I encountered a problem where Flink gets stuck during broadcast state writing on:
ctx.collect(data)
where ctx is SourceContext
there is no exception thrown and the the tread dump is stuck around, but is running and not stuck:
"Legacy Source Thread - Source: deviceInfoReader (1/1)#0" Id=86 RUNNABLE
at org.apache.flink.core.memory.DataOutputSerializer.resize(DataOutputSerializer.java:299)
at org.apache.flink.core.memory.DataOutputSerializer.write(DataOutputSerializer.java:124)
at org.apache.flink.api.java.typeutils.runtime.DataOutputViewStream.write(DataOutputViewStream.java:42)
at com.esotericsoftware.kryo.io.Output.flush(Output.java:185)
at com.esotericsoftware.kryo.io.Output.require(Output.java:164)
at com.esotericsoftware.kryo.io.Output.writeString_slow(Output.java:473)
at com.esotericsoftware.kryo.io.Output.writeString(Output.java:368)
at com.esotericsoftware.kryo.serializers.DefaultSerializers$StringSerializer.write(DefaultSerializers.java:195)
at com.esotericsoftware.kryo.serializers.DefaultSerializers$StringSerializer.write(DefaultSerializers.java:188)
at com.esotericsoftware.kryo.Kryo.writeObjectOrNull(Kryo.java:629)
at com.esotericsoftware.kryo.serializers.ObjectField.write(ObjectField.java:86)
at com.esotericsoftware.kryo.serializers.FieldSerializer.write(FieldSerializer.java:508)
at com.esotericsoftware.kryo.Kryo.writeObject(Kryo.java:575)

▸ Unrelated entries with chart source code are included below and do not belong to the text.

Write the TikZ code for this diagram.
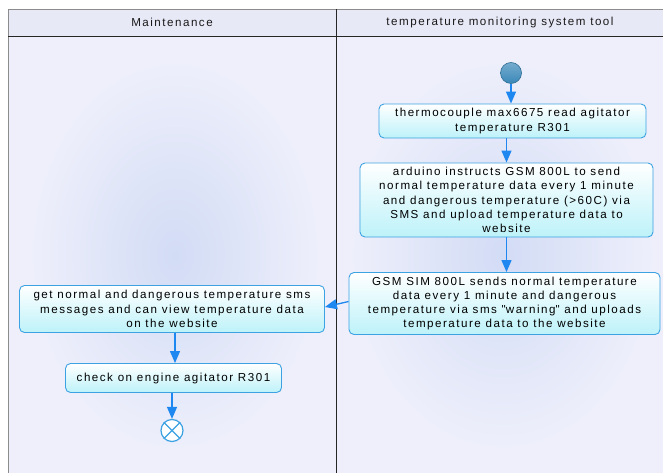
\documentclass[tikz,border=0pt]{standalone}
\usepackage{fontspec}
\setmainfont{Liberation Sans}[LetterSpace=13]
\usetikzlibrary{arrows.meta}
\definecolor{lanebg}{HTML}{EEEFFB}
\definecolor{headbg}{HTML}{E8E9F7}
\definecolor{glow}{HTML}{D2DCF5}
\definecolor{boxline}{HTML}{3CA2E2}
\definecolor{boxfill}{HTML}{BDF2F9}
\definecolor{arrowc}{HTML}{1E88F0}
\definecolor{startc}{HTML}{3A88B8}
\tikzset{
  act/.style={draw=boxline, line width=0.9pt, rounded corners=5pt,
    top color=white, bottom color=boxfill, align=center, inner sep=0pt,
    font=\fontsize{11.6}{14.2}\selectfont, text=black},
  flow/.style={draw=arrowc, line width=1.3pt, -{Triangle[width=10pt,length=12pt]}},
  lane/.style={font=\fontsize{11.6}{13}\selectfont, text=black!90},
}
\begin{document}
\begin{tikzpicture}[x=1pt,y=-1pt]
\useasboundingbox (0,0) rectangle (663,473);
\fill[white] (0,0) rectangle (663,473);
% lane backgrounds
\fill[lanebg] (8,37) rectangle (663,473);
\shade[inner color=glow, outer color=lanebg] (30,60) rectangle (320,450);
\shade[inner color=glow, outer color=lanebg] (350,60) rectangle (655,450);
\fill[headbg] (8,9) rectangle (663,37);
% frame lines
\draw[black!45, line width=0.8pt] (663,9) -- (8,9) -- (8,473);
\draw[black!85, line width=1pt] (8,37) -- (663,37);
\draw[black!85, line width=1pt] (336,9) -- (336,473);
% lane titles
\node[lane] (lm) at (172,22.5) {Maintenance};
\node[lane] (lt) at (500,22.5) {temperature monitoring system tool};
% nodes
\node[circle, draw=startc!80!black, line width=0.6pt, top color=startc!70!white, bottom color=startc, minimum size=21pt, inner sep=0pt] (start) at (511,73) {};
\node[act, minimum width=267pt, minimum height=34pt] (a) at (512.5,121) {thermocouple max6675 read agitator\\temperature R301};
\node[act, minimum width=293pt, minimum height=74pt] (b) at (506.5,200) {arduino instructs GSM 800L to send\\normal temperature data every 1 minute\\and dangerous temperature (>60C) via\\SMS and upload temperature data to\\website};
\node[act, minimum width=311pt, minimum height=62pt] (c) at (504.5,303.5) {GSM SIM 800L sends normal temperature\\data every 1 minute and dangerous\\temperature via sms \textquotedbl warning\textquotedbl{} and uploads\\temperature data to the website};
\node[act, minimum width=305pt, minimum height=47pt] (d) at (172,309) {get normal and dangerous temperature sms\\messages and can view temperature data\\on the website};
\node[act, minimum width=216pt, minimum height=29pt] (e) at (173.5,378) {check on engine agitator R301};
\node[circle, draw=boxline, line width=1.2pt, fill=white, minimum size=22pt, inner sep=0pt] (end) at (172,430.5) {};
\draw[boxline, line width=1.2pt] (end.45) -- (end.225) (end.135) -- (end.315);
% connectors
\draw[flow] (start) -- (start |- a.north);
\draw[flow] (b.north |- a.south) -- (b.north);
\draw[flow] (b.south) -- (b.south |- c.north);
\draw[flow] ([yshift=2pt]c.west) -- ([yshift=2pt]d.east);
\draw[flow] (d.south -| 175,0) -- (e.north -| 175,0);
\draw[flow] (e.south -| end) -- (end);
\end{tikzpicture}
\end{document}
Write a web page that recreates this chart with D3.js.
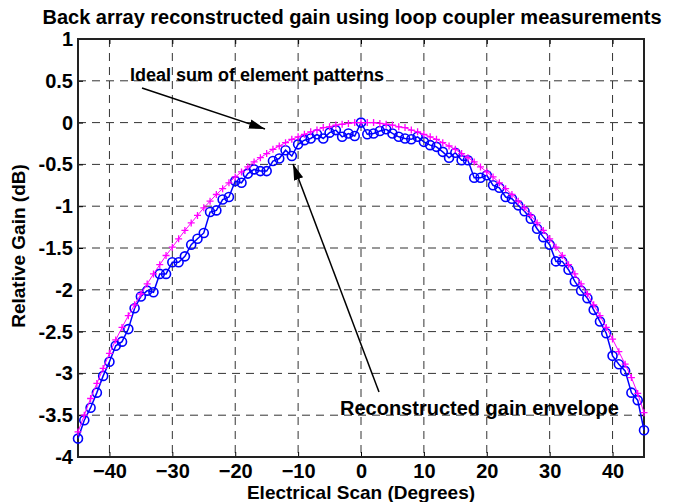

at com.esotericsoftware.kryo.serializers.ObjectField.write(ObjectField.java:79)
at com.esotericsoftware.kryo.serializers.FieldSerializer.write(FieldSerializer.java:508)
at com.esotericsoftware.kryo.Kryo.writeClassAndObject(Kryo.java:651)
at com.esotericsoftware.kryo.serializers.CollectionSerializer.write(CollectionSerializer.java:100)
at com.esotericsoftware.kryo.serializers.CollectionSerializer.write(CollectionSerializer.java:40)
at com.esotericsoftware.kryo.Kryo.writeObject(Kryo.java:575)
at com.esotericsoftware.kryo.serializers.ObjectField.write(ObjectField.java:79)
at com.esotericsoftware.kryo.serializers.FieldSerializer.write(FieldSerializer.java:508)
at com.esotericsoftware.kryo.Kryo.writeClassAndObject(Kryo.java:651)
at org.apache.flink.api.java.typeutils.runtime.kryo.KryoSerializer.serialize(KryoSerializer.java:316)
at org.apache.flink.streaming.runtime.streamrecord.StreamElementSerializer.serialize(StreamElementSerializer.java:168)
at org.apache.flink.streaming.runtime.streamrecord.StreamElementSerializer.serialize(StreamElementSerializer.java:46)
at org.apache.flink.runtime.plugable.SerializationDelegate.write(SerializationDelegate.java:54)
at org.apache.flink.runtime.io.network.api.writer.RecordWriter.serializeRecord(RecordWriter.java:130)
at org.apache.flink.runtime.io.network.api.writer.BroadcastRecordWriter.broadcastEmit(BroadcastRecordWriter.java:48)
at org.apache.flink.runtime.io.network.api.writer.BroadcastRecordWriter.emit(BroadcastRecordWriter.java:41)
at org.apache.flink.streaming.runtime.io.RecordWriterOutput.pushToRecordWriter(RecordWriterOutput.java:101)
at org.apache.flink.streaming.runtime.io.RecordWriterOutput.collect(RecordWriterOutput.java:87)
at org.apache.flink.streaming.runtime.io.RecordWriterOutput.collect(RecordWriterOutput.java:43)
at org.apache.flink.streaming.api.operators.CountingOutput.collect(CountingOutput.java:50)
at org.apache.flink.streaming.api.operators.CountingOutput.collect(CountingOutput.java:28)
at org.apache.flink.streaming.api.operators.StreamSourceContexts$NonTimestampContext.collect(StreamSourceContexts.java:107)
- locked java.lang.Object@11434500
at xxx
at org.apache.flink.streaming.api.operators.StreamSource.run(StreamSource.java:110)
at org.apache.flink.streaming.api.operators.StreamSource.run(StreamSource.java:66)
at org.apache.flink.streaming.runtime.tasks.SourceStreamTask$LegacySourceFunctionThread.run(SourceStreamTask.java:263)
Any idea of why it could be? Could it be a slow loop in the serializing process? The data size is big but never had any problems previously.
The task did not fail but just loops around this point.
I'm guessing you're running low on heap space, and thus are "hung" in GC hell.